Lander seen Darrell Jones today and we are going over to see him tomorrow and I guess we will stay all day with him. When I get overseas, I’m going to make 50 dollars allotment for I will be making 96 dollars instead of 75, and then maybe I can make some money and save it. Lander is on cq tonight and I came down to stay with him awhile for it is Saturday night and I have nothing to do. I got a notice from the post office that I have a registered letter. I guess it’s from you. I never have got the fountain pen and pencil set that you sent off while I was home. I haven’t got but one letter from you since I got back from Christmas leave. I guess they got lost in the mail. Well, I guess I’ll close. Ans. real soon.
During the Korean War, William Glenn Spradlin answered the call to duty for his country. At the tender age of 18 Glenn was a young man away from home for the first time. He was an innocent young man full of dreams and aspirations for his future while eagerly awaiting news from home.
By August of 1950 he was in Korea fighting with the 2nd Infantry Division.
August 29, 1950 – Korea
I’ll try to understand your letter received the other day. Sure was glad to get it. It sure is hot here. I don’t know whether I can stand it much longer or not. Mom don’t worry about me. Which had you rather for me to do, come over here and fight or have them come to the United States and fight? Mom, you told me to trust in God. Well, the only thing that will get me back home is God and my rifle, and I have a strong feeling that I’m coming back.
I’m so sleepy that I can’t hardly hold my eyes open. I haven’t had any sleep in almost four days and you should see my clothes and my face. I haven’t had a bath or changed my clothes in over a week. Mom, you can send me stationary for I can’t get any over here.
Well, I guess I had better close. Hoping to hear from you soon and I’ll be seeing you as soon as we get these Communists back where they belong. Answer real soon and write every day.
Lots of Love, Glen
Six days after his letter dated August 29, 1950 PFC William Glenn Spradlin was killed in action on September 4, 1950. Private Spradlin posthumously received The Purple Heart for wounds received in action resulting in his death and The Bronze Star for heroism in ground combat in the vicinity of Changnyong, Korea.

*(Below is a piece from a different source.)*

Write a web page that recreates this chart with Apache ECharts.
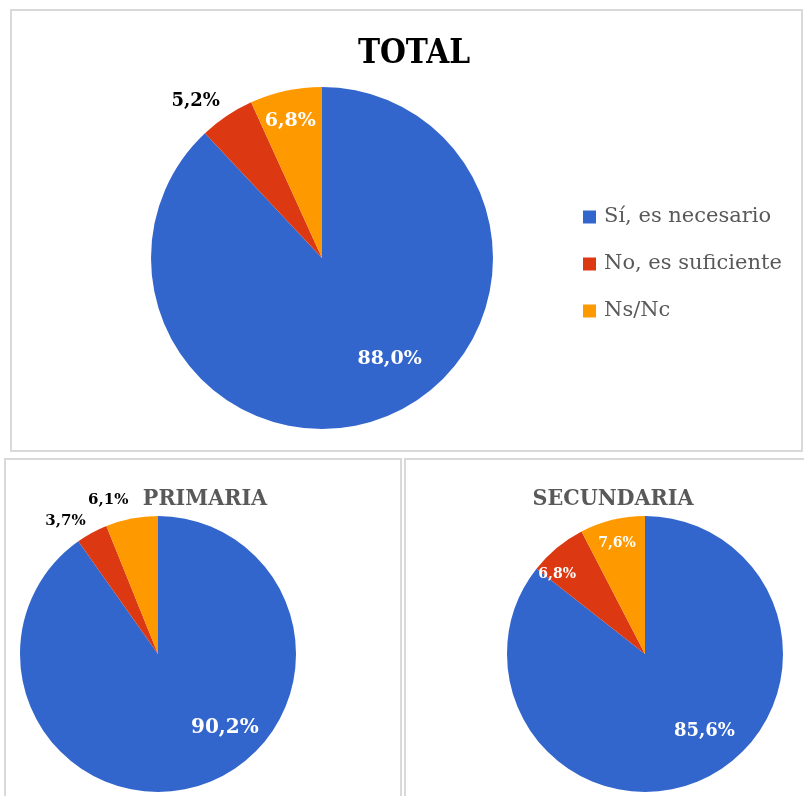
<!DOCTYPE html>
<html>
<head>
<meta charset="utf-8">
<script src="https://cdn.jsdelivr.net/npm/echarts@6/dist/echarts.min.js"></script>
<style>
  html, body { margin: 0; padding: 0; background: #fff; }
  #chart { width: 804px; height: 796px; }
</style>
</head>
<body>
<div id="chart"></div>
<script>
// categorias y valores (%)
var categories = ["Sí, es necesario", "No, es suficiente", "Ns/Nc"];
var totalValues = [88.0, 5.2, 6.8];
var primariaValues = [90.2, 3.7, 6.1];
var secundariaValues = [85.6, 6.8, 7.6];
var titles = ["TOTAL", "PRIMARIA", "SECUNDARIA"];

var colors = ["#3366CC", "#DC3912", "#FF9900"];

// ajustes de etiquetas (estilo, no datos)
var totalLabels = [
  { color: "#fff", size: 19, offset: [35, 19] },
  { color: "#000", size: 18, offset: [-77, -83] },
  { color: "#fff", size: 19, offset: [-13, -50] }
];
var primariaLabels = [
  { color: "#fff", size: 20, offset: [45, 5] },
  { color: "#000", size: 15, offset: [-58, -70] },
  { color: "#000", size: 15, offset: [-36, -83] }
];
var secundariaLabels = [
  { color: "#fff", size: 18, offset: [28, 13] },
  { color: "#fff", size: 14, offset: [-42, -24] },
  { color: "#fff", size: 14, offset: [-11, -41] }
];

var titleFont = "'DejaVu Serif Condensed', 'Liberation Serif', serif";

function fmt(v) {
  return v.toFixed(1).replace(".", ",") + "%";
}

function pieSeries(values, labels, center, radius) {
  return {
    type: "pie",
    center: center,
    radius: radius,
    startAngle: 90,
    clockwise: true,
    animation: false,
    silent: true,
    labelLine: { show: false },
    itemStyle: { borderWidth: 0 },
    data: values.map(function (v, i) {
      return {
        name: categories[i],
        value: v,
        itemStyle: { color: colors[i] },
        label: {
          show: true,
          position: "inside",
          formatter: fmt(v),
          color: labels[i].color,
          fontSize: labels[i].size,
          fontWeight: "bold",
          fontFamily: "DejaVu Serif",
          offset: labels[i].offset
        }
      };
    })
  };
}

var chart = echarts.init(document.getElementById("chart"));

var option = {
  backgroundColor: "#fff",
  title: [
    {
      text: titles[0], left: 409, top: 33, textAlign: "center",
      textStyle: { fontFamily: titleFont, fontWeight: "bold", fontSize: 33, color: "#000" }
    },
    {
      text: titles[1], left: 200, top: 483, textAlign: "center",
      textStyle: { fontFamily: titleFont, fontWeight: "bold", fontSize: 23, color: "#595959" }
    },
    {
      text: titles[2], left: 608, top: 483, textAlign: "center",
      textStyle: { fontFamily: titleFont, fontWeight: "bold", fontSize: 23, color: "#595959" }
    }
  ],
  legend: {
    orient: "vertical",
    left: 583,
    top: 205,
    padding: 0,
    itemWidth: 13,
    itemHeight: 13,
    itemGap: 23,
    icon: "rect",
    selectedMode: false,
    data: categories,
    textStyle: { fontFamily: "DejaVu Serif", fontSize: 21, color: "#595959", lineHeight: 24, padding: [0, 0, 0, 3] }
  },
  graphic: [
    { type: "rect", shape: { x: 11, y: 10, width: 791, height: 441 }, style: { fill: "none", stroke: "#d9d9d9", lineWidth: 2 }, z: -1 },
    { type: "rect", shape: { x: 5, y: 459, width: 396, height: 345 }, style: { fill: "none", stroke: "#d9d9d9", lineWidth: 2 }, z: -1 },
    { type: "rect", shape: { x: 405, y: 459, width: 405, height: 345 }, style: { fill: "none", stroke: "#d9d9d9", lineWidth: 2 }, z: -1 }
  ],
  series: [
    pieSeries(totalValues, totalLabels, [322, 258], 171),
    pieSeries(primariaValues, primariaLabels, [158, 654], 138),
    pieSeries(secundariaValues, secundariaLabels, [645, 654], 138)
  ]
};

chart.setOption(option);
window.onresize = chart.resize;
</script>
</body>
</html>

Glenn Spradlin was born in McCreary County on October 7, 1931 to Ale Riley Spradlin (1906-1975) and Etta (Tapley) Spradlin (1906-1958). He had four siblings: Ale Orville (1925-1978), Leander (1928-1989), Roy P. (1939-1999), Shirley Faye (1942-2017), an Arnold Lee (1944-2000). By all accounts he was a kind, caring, and humble young man. He and his family attended Ross Grove Baptist Church.
The McCreary County Museum is honored to share some of PFC William Glenn Spradlin’s personal effects including The Purple Heart and Bronze Star. To further honor and remember this brave soldier, American Legion Post #115 will hold a military ceremony Saturday, April 10, 12:00 pm at the McCreary County Museum in downtown Stearns, KY. Several members of Private Spradlin’s family will be in attendance. Members of the public are cordially invited to join us in honor of this young man who gave his life for his beloved country.
March 4, 1952 – In Memoriam
Written in memory of my son who gave his life, a Hero of his country, in Korea September 4, 1950. Your sweet presence we cherish always; your face we’ll never forget.
He Is Just Away
I cannot say and I will not say, That he is dead – he is just away.
With a cheery smile and a wave of the hand, He has wandered in an unknown land.
Left us dreaming how very fair, It need must be since he lingers there.
So, think of him faring on as dear, In the love out there as in the love here.
Think of him still as the same I say, He is not dead – He is just away.